Start by comparing cohort curves at 30, 60, and 90 days; pick the earliest window that reliably correlates with long-term revenue for your genre. Use the window that best predicts payback/ROAS for cohorts used in scaling decisions. Validate with holdback experiments (keep a small test cohort unscaled and compare full-year outcomes).
2. How can you effectively localize creatives for new markets without a large team?
Build modular ads (replace text/voice/UI overlays without redoing assets), run small A/B tests with local testers or quick market samples, and scale only the variants that improve installs + early retention. Automate tagging to identify which localized elements actually impact metrics before a broad roll-out.

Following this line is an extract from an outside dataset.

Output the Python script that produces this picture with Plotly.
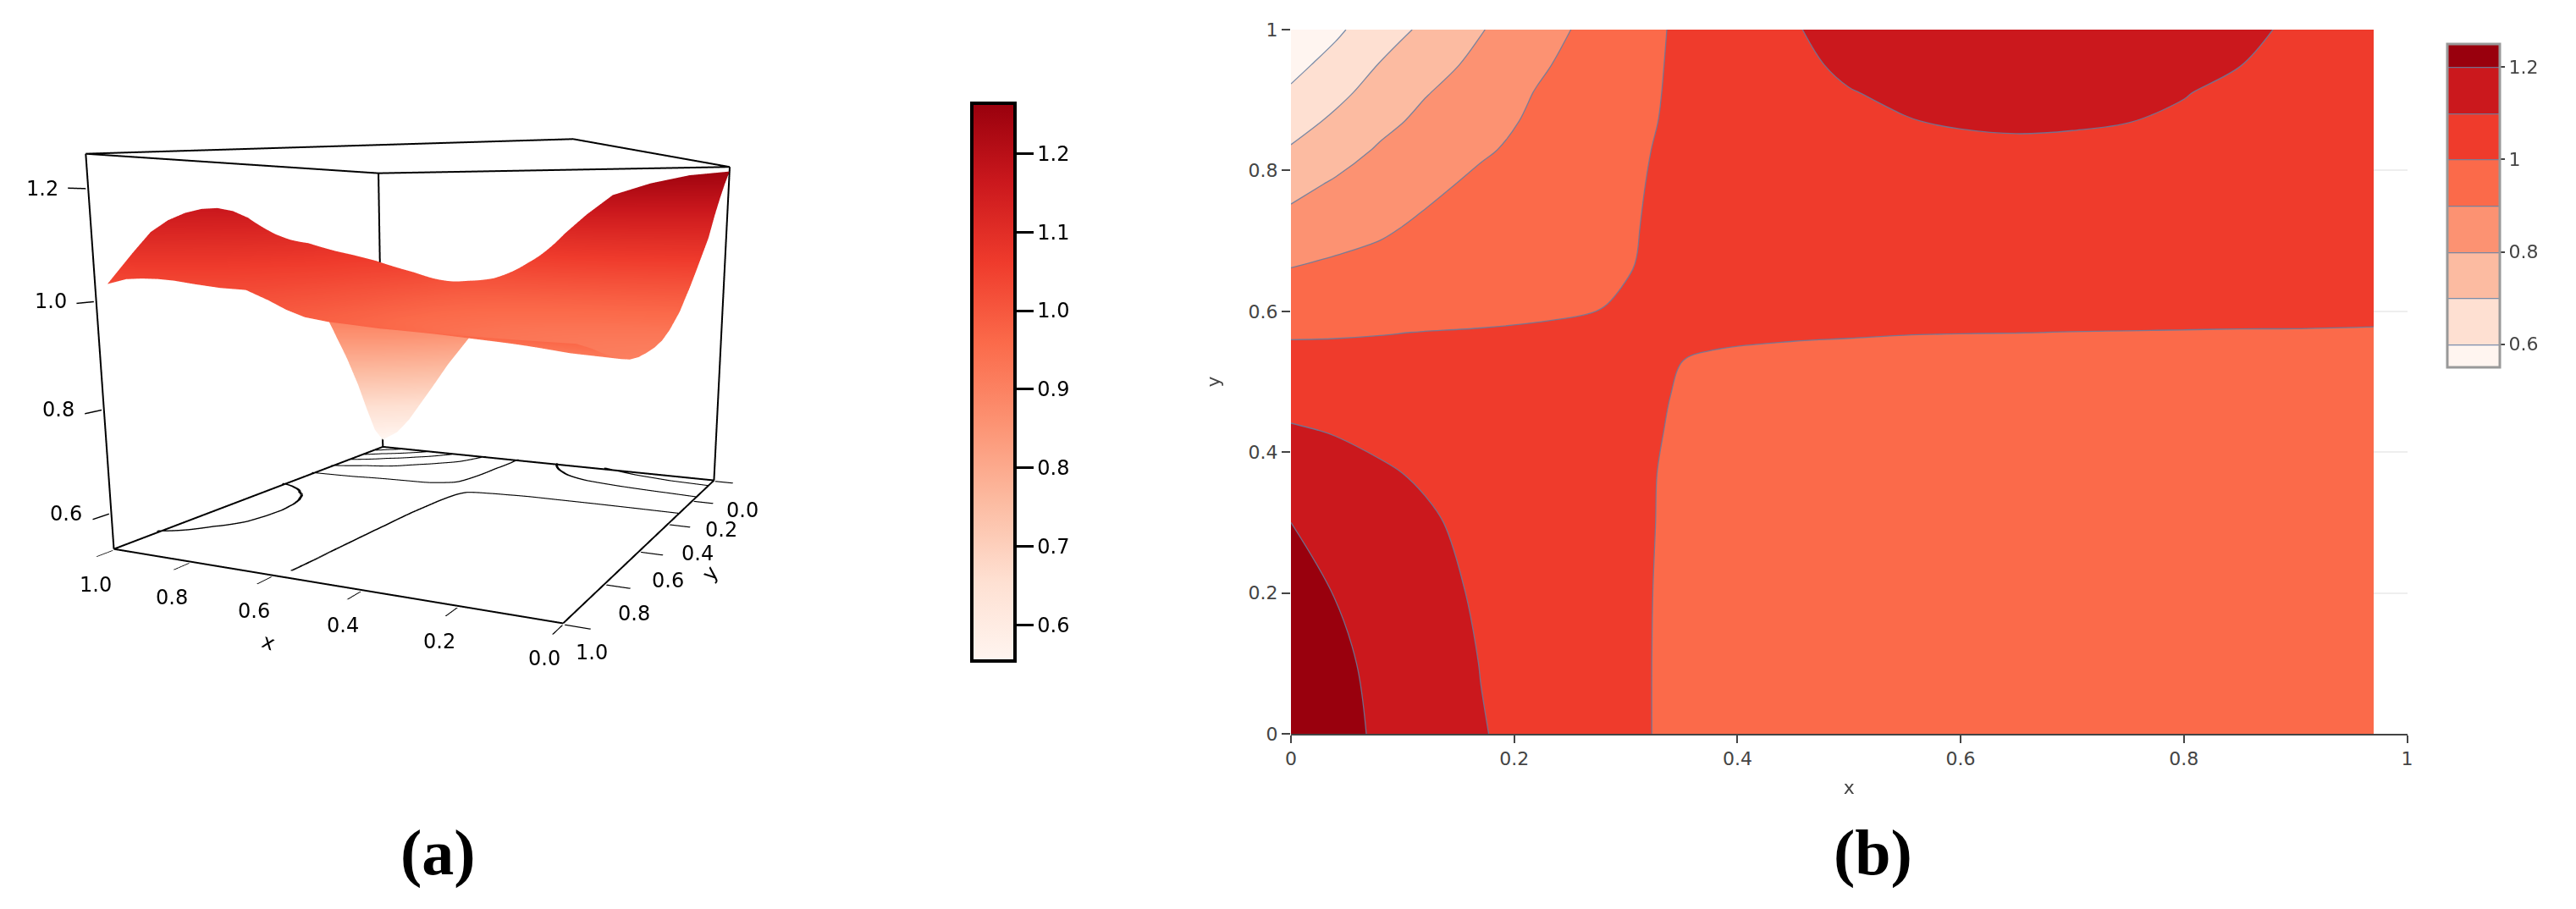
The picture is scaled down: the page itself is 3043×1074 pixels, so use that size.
import numpy as np
import plotly.graph_objects as go

X_B = [0, .04, .08, .12, .17, .22, .27, .31, .34, .38, .45, .5, .55, .6, .65, .7, .75, .8, .85, .9, .97]
Y_B = [0, .1, .2, .3, .37, .43, .48, .53, .57, .61, .66, .72, .78, .83, .87, .91, .95, 1.0]
Z_B = [
    [1.25, 1.222, 1.19, 1.155, 1.105, 1.07, 1.035, 1.008, .99, .965, .935, .92, .912, .908, .906, .908, .915, .925, .937, .95, .965],
    [1.243, 1.215, 1.183, 1.148, 1.098, 1.066, 1.034, 1.008, .99, .966, .94, .93, .92, .917, .915, .915, .92, .93, .94, .952, .966],
    [1.226, 1.198, 1.165, 1.132, 1.088, 1.06, 1.032, 1.009, .99, .968, .948, .938, .93, .927, .925, .925, .93, .938, .946, .956, .968],
    [1.2, 1.175, 1.142, 1.112, 1.076, 1.052, 1.029, 1.01, .992, .972, .956, .946, .94, .937, .935, .935, .94, .946, .952, .96, .971],
    [1.155, 1.135, 1.11, 1.09, 1.063, 1.043, 1.024, 1.009, .994, .976, .962, .952, .946, .945, .943, .943, .947, .952, .957, .963, .973],
    [1.11, 1.095, 1.08, 1.066, 1.05, 1.036, 1.02, 1.008, .998, .98, .968, .96, .955, .953, .952, .952, .955, .96, .963, .968, .977],
    [1.065, 1.058, 1.05, 1.043, 1.033, 1.024, 1.014, 1.006, 1.0, .985, .974, .968, .964, .962, .96, .96, .963, .966, .969, .973, .98],
    [1.02, 1.018, 1.016, 1.014, 1.012, 1.01, 1.007, 1.004, 1.002, .995, .987, .985, .982, .98, .978, .977, .978, .979, .981, .983, .986],
    [.993, .995, .998, 1.001, 1.003, 1.005, 1.007, 1.008, 1.008, 1.008, 1.006, 1.004, 1.002, 1.001, 1.0005, .9995, .999, .9985, .998, .998, .997],
    [.96, .964, .969, .976, .984, .991, .997, 1.006, 1.012, 1.018, 1.024, 1.024, 1.022, 1.02, 1.018, 1.017, 1.016, 1.015, 1.014, 1.013, 1.012],
    [.902, .918, .93, .945, .962, .976, .99, 1.001, 1.016, 1.03, 1.042, 1.044, 1.04, 1.04, 1.04, 1.04, 1.039, 1.037, 1.035, 1.033, 1.028],
    [.835, .862, .886, .915, .94, .96, .982, .998, 1.02, 1.042, 1.057, 1.06, 1.056, 1.056, 1.056, 1.055, 1.053, 1.05, 1.047, 1.042, 1.03],
    [.77, .812, .85, .879, .918, .945, .972, .994, 1.018, 1.048, 1.068, 1.072, 1.068, 1.07, 1.072, 1.07, 1.068, 1.063, 1.058, 1.05, 1.035],
    [.708, .757, .81, .847, .889, .925, .963, .991, 1.012, 1.05, 1.076, 1.082, 1.083, 1.087, 1.09, 1.088, 1.085, 1.08, 1.073, 1.06, 1.04],
    [.66, .718, .775, .821, .867, .915, .955, .988, 1.007, 1.052, 1.084, 1.094, 1.098, 1.105, 1.108, 1.106, 1.101, 1.093, 1.082, 1.068, 1.042],
    [.612, .675, .74, .795, .845, .904, .947, .986, 1.005, 1.05, 1.086, 1.098, 1.108, 1.118, 1.123, 1.12, 1.113, 1.102, 1.088, 1.07, 1.042],
    [.575, .63, .705, .763, .823, .886, .938, .983, 1.004, 1.045, 1.09, 1.108, 1.122, 1.134, 1.141, 1.139, 1.131, 1.118, 1.101, 1.076, 1.04],
    [.55, .585, .65, .72, .795, .86, .925, .975, 1.003, 1.038, 1.095, 1.125, 1.148, 1.162, 1.168, 1.166, 1.158, 1.144, 1.122, 1.085, 1.03],
]
REDS = ["#FFF5F0", "#FEE0D2", "#FCBBA1", "#FC9272", "#FB6A4A", "#EF3B2C", "#CB181D", "#99000D"]
TICKS_3D = [0, .2, .4, .6, .8, 1]
Z_TICKS = [.6, .8, 1, 1.2]
BAR_TICKS_A = [.6, .7, .8, .9, 1, 1.1, 1.2]
BAR_TICKS_B = [.6, .8, 1, 1.2]
Z_LIM = [.53, 1.26]

W, H = 3043, 1074
colorscale = [[i / 7, c] for i, c in enumerate(REDS)]
FONT3D = dict(family="DejaVu Sans", size=24, color="black")

fig = go.Figure()

# surface of panel (a): same values as (b), with the two axes swapped
z_surface = np.array(Z_B).T
fig.add_trace(go.Surface(
    x=Y_B, y=X_B, z=z_surface.tolist(),
    colorscale=colorscale, cmin=.554, cmax=1.264,
    lighting=dict(ambient=1, diffuse=0, specular=0, fresnel=0),
    contours=dict(x=dict(highlight=False), y=dict(highlight=False), z=dict(highlight=False)),
    hoverinfo="skip",
    colorbar=dict(
        x=1148 / W, xanchor="left", y=1 - 451.5 / H, yanchor="middle", xpad=0, ypad=0,
        thicknessmode="pixels", thickness=51, lenmode="pixels", len=659,
        outlinecolor="black", outlinewidth=4, tickvals=BAR_TICKS_A, tickformat=".1f",
        ticks="outside", ticklen=20, tickwidth=3, tickcolor="black",
        tickprefix="\u00a0\u00a0\u00a0", tickfont=FONT3D,
    ),
))

# contour lines on the floor of the box: the surface squashed flat and hidden.
# surface contours are always one pixel wide, so a few nudged copies make them heavier
squash = .005
nudge = .002
for dx in (-nudge, 0, nudge):
    for dy in (-nudge, 0, nudge):
        fig.add_trace(go.Surface(
            x=[v + dx for v in Y_B], y=[v + dy for v in X_B], z=(Z_LIM[0] + squash * (z_surface - Z_LIM[0])).tolist(),
            hidesurface=True, showscale=False, hoverinfo="skip",
            contours=dict(
                x=dict(highlight=False), y=dict(highlight=False),
                z=dict(show=True, highlight=False, color="black", width=3, usecolormap=False,
                       start=Z_LIM[0] + squash * (.6 - Z_LIM[0]), end=Z_LIM[0] + squash * (1.2 - Z_LIM[0]), size=squash * .1),
            ),
        ))

# frame of the 3D box: everything except the vertical edge nearest to the viewer
x0, x1 = 0, 1
y0, y1 = 0, 1
z0, z1 = Z_LIM
edges = [
    ((x1, y1, z1), (x1, y0, z1)), ((x1, y0, z1), (x0, y0, z1)), ((x0, y0, z1), (x0, y1, z1)), ((x0, y1, z1), (x1, y1, z1)),
    ((x1, y1, z0), (x1, y0, z0)), ((x1, y0, z0), (x0, y0, z0)), ((x0, y0, z0), (x0, y1, z0)), ((x0, y1, z0), (x1, y1, z0)),
    ((x1, y1, z0), (x1, y1, z1)), ((x1, y0, z0), (x1, y0, z1)), ((x0, y0, z0), (x0, y0, z1)),
]
for a, b in edges:
    fig.add_trace(go.Scatter3d(x=[a[0], b[0]], y=[a[1], b[1]], z=[a[2], b[2]], mode="lines",
                               line=dict(color="black", width=4), hoverinfo="skip", showlegend=False))

fig.add_trace(go.Contour(
    x=X_B, y=Y_B, z=Z_B, xaxis="x", yaxis="y",
    colorscale=colorscale, autocontour=False,
    contours=dict(start=.6, end=1.2, size=.1, coloring="fill"),
    line=dict(color="rgba(100,125,160,.85)", width=1.3, smoothing=1),
    hoverinfo="skip",
    colorbar=dict(
        x=2891 / W, xanchor="left", y=1 - 243 / H, yanchor="middle", xpad=0, ypad=0,
        thicknessmode="pixels", thickness=62, lenmode="pixels", len=382,
        outlinecolor="#999", outlinewidth=3, tickvals=BAR_TICKS_B, ticktext=["0.6", "0.8", "1", "1.2"],
        ticks="outside", ticklen=5, tickwidth=2, tickcolor="#444",
        tickfont=dict(family="DejaVu Sans", size=22, color="#444"),
    ),
))

# tick labels and titles of the 3D box as scene annotations, so that they stay horizontal
scene_text = []
for v in TICKS_3D:
    scene_text.append(dict(x=v, y=1, z=z0, text=f"{v:.1f}", xshift=-22, yshift=-42))
    scene_text.append(dict(x=0, y=v, z=z0, text=f"{v:.1f}", xshift=34, yshift=-35))
for v in Z_TICKS:
    scene_text.append(dict(x=1, y=1, z=v, text=f"{v:.1f}", xshift=-54, yshift=0))
scene_text.append(dict(x=.55, y=1, z=z0, text="x", xshift=-30, yshift=-75, textangle=20))
scene_text.append(dict(x=0, y=.55, z=z0, text="y", xshift=75, yshift=-35, textangle=-50))
for a in scene_text:
    a.update(showarrow=False, font=FONT3D)

axis3d = dict(
    showbackground=False, showgrid=False, zeroline=False, showline=False,
    ticks="outside", tickcolor="black", tickwidth=3, ticklen=20, showspikes=False, showticklabels=False,
    title=dict(text=""),
)
gray = dict(family="DejaVu Sans", size=22, color="#444")
fig.update_layout(
    width=W, height=H, autosize=False, showlegend=False,
    paper_bgcolor="white", plot_bgcolor="white",
    margin=dict(l=0, r=0, t=0, b=0, autoexpand=False),
    scene=dict(
        domain=dict(x=[0, 1095 / W], y=[0, 1]),
        aspectmode="manual", aspectratio=dict(x=1, y=1.145, z=.80),
        camera=dict(eye=dict(x=-1.099, y=2.239, z=.284), center=dict(x=-1.0744, y=2.187, z=.2714),
                    up=dict(x=0, y=0, z=1), projection=dict(type="perspective")),
        # ranges a touch wider than the box, lines lying exactly on the bounds get clipped
        xaxis=dict(axis3d, range=[-.003, 1.003], tickvals=TICKS_3D),
        yaxis=dict(axis3d, range=[-.003, 1.003], tickvals=TICKS_3D),
        zaxis=dict(axis3d, range=[Z_LIM[0] - .002, Z_LIM[1] + .002], tickvals=Z_TICKS),
        annotations=scene_text,
    ),
    xaxis=dict(domain=[1525 / W, 2843.5 / W], range=[0, 1], dtick=.2, showgrid=False, zeroline=False, showline=True,
               linecolor="#444", linewidth=2, ticks="outside", ticklen=9, tickwidth=2, tickcolor="#444",
               tickfont=gray, title=dict(text="x", font=gray, standoff=14)),
    yaxis=dict(domain=[1 - 867 / H, 1 - 35 / H], range=[0, 1], dtick=.2, showgrid=True, gridcolor="#eee", gridwidth=2,
               zeroline=False, showline=False, ticks="outside", ticklen=10, tickwidth=2, tickcolor="#444",
               tickfont=gray, title=dict(text="y", font=gray, standoff=26)),
    annotations=[
        dict(text="<b>(a)</b>", x=517 / W, y=1 - 1007 / H, xref="paper", yref="paper", showarrow=False,
             xanchor="center", yanchor="middle", font=dict(family="Liberation Serif", size=76, color="black")),
        dict(text="<b>(b)</b>", x=2212 / W, y=1 - 1007 / H, xref="paper", yref="paper", showarrow=False,
             xanchor="center", yanchor="middle", font=dict(family="Liberation Serif", size=76, color="black")),
    ],
)

fig.write_html("out.html", config=dict(displayModeBar=False), post_script="document.body.style.margin='0';")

3. What steps can you take to spot and reduce ad fraud in UA campaigns?
Use a reputable MMP, along with a fraud-detection layer, to monitor anomalies (such as spikes in install volume, extremely low click-to-install times, unusually high CTRs, or short session lengths). Set automated rules to quarantine suspicious publishers/geos. Combine real-time blocking with post-attribution audits and maintain a blacklist of bad sources. External fraud partners (or MMP fraud suites) are standard practice.
4. When is influencer marketing more useful than paid user acquisition?
Use influencers for discovery, community-building, and activation around soft launches or live ops. They’re best when you need social proof or organic momentum. Use paid UA when you need predictable scale, clear attribution, and fast experimentation. Combine both: run influencer tests, turn top creatives into paid assets, and measure incremental installs/retention.
5. How do you design price and offer tests that actually grow revenue?
Run randomized A/B or holdout tests on offers (bundles, first-time purchase, time-limited packs), compare net revenue per user and retention across matched cohorts, and only roll out changes that show statistically significant, persistent uplift. Use control groups to measure incremental ARPU and check payback windows against your LTV/CAC target.